Up to and including the line with "const RIGHT = 612;", write out the listing from its first line, minus the pictures.

── DATASET SECTION ──

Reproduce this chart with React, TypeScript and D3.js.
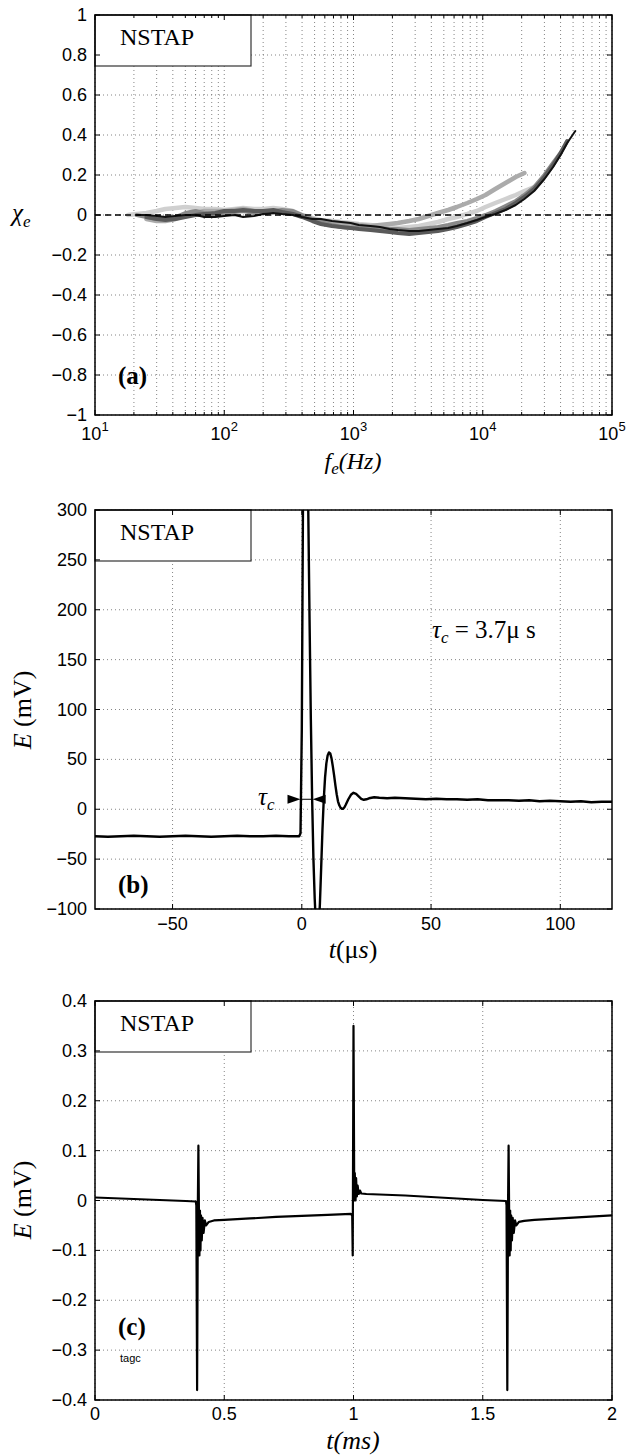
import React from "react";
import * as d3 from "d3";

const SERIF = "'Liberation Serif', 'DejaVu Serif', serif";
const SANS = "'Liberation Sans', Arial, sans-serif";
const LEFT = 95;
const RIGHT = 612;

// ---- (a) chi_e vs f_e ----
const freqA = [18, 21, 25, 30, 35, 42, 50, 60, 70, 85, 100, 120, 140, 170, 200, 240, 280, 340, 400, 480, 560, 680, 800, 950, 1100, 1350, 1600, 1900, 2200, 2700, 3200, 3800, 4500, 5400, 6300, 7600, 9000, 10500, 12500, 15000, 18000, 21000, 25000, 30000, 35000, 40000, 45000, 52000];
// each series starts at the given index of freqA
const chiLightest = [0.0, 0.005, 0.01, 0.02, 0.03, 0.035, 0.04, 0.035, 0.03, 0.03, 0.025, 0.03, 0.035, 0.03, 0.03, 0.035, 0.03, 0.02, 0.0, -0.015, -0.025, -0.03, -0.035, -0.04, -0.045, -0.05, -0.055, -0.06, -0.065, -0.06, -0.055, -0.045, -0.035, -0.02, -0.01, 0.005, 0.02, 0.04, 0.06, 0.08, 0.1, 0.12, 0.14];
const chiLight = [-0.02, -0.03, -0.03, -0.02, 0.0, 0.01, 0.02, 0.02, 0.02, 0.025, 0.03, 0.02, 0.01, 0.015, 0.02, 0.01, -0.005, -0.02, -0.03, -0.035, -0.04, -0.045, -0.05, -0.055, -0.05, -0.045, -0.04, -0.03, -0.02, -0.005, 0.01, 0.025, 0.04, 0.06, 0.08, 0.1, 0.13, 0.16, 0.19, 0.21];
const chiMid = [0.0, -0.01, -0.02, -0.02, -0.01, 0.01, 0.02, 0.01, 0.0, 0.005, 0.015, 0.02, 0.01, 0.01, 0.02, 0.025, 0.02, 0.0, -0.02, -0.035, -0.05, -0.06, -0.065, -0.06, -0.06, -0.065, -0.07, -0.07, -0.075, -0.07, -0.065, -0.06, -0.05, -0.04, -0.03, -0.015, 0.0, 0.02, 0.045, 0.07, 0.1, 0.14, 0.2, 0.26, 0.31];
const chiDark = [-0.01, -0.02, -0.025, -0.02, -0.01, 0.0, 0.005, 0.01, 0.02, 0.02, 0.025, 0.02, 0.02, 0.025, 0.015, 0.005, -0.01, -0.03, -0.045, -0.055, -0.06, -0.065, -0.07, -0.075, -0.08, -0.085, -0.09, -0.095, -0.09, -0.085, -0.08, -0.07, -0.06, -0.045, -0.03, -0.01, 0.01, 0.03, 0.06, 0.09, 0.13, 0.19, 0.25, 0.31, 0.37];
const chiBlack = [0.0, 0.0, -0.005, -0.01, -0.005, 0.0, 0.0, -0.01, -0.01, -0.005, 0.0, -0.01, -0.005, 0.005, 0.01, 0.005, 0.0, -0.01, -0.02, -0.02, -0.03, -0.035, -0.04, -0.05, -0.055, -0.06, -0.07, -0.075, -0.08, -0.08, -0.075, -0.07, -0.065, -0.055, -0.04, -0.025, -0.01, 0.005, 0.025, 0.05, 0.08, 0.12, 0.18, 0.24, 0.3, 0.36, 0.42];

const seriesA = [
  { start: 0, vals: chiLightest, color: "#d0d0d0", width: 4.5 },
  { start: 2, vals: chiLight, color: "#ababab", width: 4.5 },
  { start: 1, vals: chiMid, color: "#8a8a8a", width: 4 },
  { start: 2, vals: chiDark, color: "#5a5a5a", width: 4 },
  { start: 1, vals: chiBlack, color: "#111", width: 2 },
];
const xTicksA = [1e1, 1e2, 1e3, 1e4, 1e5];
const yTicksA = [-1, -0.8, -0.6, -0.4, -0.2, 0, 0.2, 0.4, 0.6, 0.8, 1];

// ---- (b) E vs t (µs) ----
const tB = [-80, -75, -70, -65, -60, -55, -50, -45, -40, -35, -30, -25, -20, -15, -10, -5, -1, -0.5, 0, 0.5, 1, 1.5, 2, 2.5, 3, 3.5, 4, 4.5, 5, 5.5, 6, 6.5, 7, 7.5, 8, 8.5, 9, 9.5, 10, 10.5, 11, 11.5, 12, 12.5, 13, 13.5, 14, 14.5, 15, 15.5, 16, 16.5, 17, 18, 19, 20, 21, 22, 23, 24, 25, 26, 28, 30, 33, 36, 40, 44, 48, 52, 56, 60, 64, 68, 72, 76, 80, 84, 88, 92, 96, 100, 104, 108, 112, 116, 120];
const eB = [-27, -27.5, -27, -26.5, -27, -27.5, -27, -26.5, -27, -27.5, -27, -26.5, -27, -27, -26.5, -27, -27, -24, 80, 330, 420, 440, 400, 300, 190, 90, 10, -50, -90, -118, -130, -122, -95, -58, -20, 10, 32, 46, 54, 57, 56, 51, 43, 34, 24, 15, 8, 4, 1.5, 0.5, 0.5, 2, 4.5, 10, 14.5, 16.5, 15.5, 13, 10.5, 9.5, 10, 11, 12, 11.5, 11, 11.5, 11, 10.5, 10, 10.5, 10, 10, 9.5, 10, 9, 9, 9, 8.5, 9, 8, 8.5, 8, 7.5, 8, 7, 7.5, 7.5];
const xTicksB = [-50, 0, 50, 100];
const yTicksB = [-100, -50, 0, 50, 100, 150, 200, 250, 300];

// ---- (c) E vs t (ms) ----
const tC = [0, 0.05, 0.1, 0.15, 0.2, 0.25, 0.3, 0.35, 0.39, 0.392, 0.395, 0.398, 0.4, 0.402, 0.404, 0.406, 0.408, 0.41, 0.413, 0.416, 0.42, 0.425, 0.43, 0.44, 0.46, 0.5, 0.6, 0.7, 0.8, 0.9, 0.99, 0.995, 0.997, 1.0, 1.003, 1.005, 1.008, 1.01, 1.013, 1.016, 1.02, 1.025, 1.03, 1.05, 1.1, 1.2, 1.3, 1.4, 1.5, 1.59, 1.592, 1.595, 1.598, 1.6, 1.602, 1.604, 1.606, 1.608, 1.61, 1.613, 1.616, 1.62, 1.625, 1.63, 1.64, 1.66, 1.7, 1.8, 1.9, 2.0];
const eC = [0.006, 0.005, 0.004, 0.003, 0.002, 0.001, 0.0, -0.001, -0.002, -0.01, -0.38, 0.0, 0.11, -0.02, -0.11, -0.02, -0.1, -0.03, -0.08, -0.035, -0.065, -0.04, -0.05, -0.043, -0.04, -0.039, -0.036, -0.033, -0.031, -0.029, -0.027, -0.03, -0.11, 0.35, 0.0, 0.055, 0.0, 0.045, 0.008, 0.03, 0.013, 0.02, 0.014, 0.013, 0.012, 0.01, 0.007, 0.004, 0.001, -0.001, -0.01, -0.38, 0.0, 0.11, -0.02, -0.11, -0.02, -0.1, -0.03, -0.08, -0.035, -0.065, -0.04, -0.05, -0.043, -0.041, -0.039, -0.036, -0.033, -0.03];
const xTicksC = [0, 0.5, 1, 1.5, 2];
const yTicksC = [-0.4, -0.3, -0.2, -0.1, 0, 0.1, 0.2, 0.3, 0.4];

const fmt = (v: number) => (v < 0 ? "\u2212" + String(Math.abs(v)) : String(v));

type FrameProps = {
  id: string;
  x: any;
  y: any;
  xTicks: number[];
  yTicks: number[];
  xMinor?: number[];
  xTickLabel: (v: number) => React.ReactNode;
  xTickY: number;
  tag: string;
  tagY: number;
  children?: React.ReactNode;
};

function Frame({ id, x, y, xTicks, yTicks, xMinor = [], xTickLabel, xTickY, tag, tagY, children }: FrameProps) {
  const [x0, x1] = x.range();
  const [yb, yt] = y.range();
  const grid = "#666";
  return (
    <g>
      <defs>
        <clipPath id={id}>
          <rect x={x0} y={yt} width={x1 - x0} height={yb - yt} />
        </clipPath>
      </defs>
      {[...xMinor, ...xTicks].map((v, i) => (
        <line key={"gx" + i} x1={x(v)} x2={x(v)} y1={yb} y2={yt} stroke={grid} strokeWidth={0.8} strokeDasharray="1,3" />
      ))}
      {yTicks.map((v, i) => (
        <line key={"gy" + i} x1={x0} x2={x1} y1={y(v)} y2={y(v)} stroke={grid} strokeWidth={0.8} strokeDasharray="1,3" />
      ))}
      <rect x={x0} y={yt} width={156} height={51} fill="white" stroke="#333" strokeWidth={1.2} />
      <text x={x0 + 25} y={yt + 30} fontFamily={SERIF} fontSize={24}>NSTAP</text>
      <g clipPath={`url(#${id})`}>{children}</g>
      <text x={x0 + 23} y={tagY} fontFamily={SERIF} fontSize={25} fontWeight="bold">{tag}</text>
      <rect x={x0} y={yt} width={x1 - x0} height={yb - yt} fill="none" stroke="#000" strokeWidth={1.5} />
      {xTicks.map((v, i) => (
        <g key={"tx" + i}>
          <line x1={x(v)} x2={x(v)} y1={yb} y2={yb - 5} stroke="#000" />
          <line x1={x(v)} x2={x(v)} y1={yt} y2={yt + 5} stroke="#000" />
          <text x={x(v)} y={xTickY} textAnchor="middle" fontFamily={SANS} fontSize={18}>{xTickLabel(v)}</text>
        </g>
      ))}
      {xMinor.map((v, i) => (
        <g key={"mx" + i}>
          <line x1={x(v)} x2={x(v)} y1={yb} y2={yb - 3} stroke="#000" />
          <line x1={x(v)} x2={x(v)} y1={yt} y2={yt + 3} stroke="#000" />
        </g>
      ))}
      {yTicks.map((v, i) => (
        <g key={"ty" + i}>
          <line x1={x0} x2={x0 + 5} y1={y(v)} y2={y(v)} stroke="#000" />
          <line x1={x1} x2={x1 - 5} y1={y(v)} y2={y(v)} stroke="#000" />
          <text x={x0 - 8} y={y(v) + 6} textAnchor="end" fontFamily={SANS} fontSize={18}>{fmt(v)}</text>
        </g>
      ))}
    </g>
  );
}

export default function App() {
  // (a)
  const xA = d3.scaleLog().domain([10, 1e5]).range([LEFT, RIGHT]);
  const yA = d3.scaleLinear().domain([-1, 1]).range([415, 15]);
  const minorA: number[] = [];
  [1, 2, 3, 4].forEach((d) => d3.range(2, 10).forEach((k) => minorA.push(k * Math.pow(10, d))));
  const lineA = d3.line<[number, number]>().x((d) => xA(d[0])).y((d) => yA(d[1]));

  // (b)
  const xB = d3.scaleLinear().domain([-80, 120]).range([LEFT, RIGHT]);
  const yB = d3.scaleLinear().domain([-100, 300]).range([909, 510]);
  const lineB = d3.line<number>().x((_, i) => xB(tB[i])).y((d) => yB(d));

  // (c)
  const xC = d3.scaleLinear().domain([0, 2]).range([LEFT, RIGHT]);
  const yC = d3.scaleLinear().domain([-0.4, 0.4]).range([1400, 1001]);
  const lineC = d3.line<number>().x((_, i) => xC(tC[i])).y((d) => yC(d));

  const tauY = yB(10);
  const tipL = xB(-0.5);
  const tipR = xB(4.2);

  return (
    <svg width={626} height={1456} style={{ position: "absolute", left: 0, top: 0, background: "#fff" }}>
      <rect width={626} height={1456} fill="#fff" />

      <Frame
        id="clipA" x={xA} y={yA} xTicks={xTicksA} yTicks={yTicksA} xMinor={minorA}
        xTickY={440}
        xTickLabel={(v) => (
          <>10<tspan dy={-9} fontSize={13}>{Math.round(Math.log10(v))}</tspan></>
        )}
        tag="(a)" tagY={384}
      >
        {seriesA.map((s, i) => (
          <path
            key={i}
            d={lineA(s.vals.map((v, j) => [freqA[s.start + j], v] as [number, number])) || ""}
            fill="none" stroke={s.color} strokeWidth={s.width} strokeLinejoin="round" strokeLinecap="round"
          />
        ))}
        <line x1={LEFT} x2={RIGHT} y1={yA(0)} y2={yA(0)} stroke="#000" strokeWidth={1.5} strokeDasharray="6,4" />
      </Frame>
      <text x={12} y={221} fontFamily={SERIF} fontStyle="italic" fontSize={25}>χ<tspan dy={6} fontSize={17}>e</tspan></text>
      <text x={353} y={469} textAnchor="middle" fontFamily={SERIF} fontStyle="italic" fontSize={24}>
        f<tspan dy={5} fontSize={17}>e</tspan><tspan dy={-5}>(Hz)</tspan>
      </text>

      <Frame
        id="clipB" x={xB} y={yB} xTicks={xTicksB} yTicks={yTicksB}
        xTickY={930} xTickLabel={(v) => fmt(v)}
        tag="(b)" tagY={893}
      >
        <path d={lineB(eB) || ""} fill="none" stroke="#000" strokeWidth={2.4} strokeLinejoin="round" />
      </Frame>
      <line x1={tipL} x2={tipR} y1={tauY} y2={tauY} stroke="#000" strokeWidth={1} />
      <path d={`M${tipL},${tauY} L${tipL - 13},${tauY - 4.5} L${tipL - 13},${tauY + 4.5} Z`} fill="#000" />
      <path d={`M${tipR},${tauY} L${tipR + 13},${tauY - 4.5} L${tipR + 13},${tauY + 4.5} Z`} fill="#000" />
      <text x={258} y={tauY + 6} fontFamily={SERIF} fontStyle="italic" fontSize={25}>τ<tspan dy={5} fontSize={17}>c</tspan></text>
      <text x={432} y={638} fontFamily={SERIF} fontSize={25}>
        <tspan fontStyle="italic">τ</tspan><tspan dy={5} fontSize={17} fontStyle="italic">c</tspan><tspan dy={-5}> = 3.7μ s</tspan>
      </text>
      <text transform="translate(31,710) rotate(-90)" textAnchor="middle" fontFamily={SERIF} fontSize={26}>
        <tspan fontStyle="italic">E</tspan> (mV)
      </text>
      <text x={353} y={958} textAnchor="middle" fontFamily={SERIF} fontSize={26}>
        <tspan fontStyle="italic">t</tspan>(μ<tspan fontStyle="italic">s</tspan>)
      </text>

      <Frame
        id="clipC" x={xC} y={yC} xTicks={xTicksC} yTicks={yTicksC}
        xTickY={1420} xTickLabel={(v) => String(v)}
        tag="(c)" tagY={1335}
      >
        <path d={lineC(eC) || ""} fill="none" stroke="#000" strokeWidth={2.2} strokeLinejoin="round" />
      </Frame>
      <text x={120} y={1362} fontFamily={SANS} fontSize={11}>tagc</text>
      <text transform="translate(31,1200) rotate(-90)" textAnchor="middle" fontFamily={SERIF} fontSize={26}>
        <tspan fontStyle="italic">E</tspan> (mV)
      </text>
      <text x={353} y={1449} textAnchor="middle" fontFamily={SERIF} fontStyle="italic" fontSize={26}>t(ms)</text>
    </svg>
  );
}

───

**THE COMPLETED TASK:**
Reproduce this chart with React, TypeScript and D3.js.
import React from "react";
import * as d3 from "d3";

const SERIF = "'Liberation Serif', 'DejaVu Serif', serif";
const SANS = "'Liberation Sans', Arial, sans-serif";
const LEFT = 95;
const RIGHT = 612;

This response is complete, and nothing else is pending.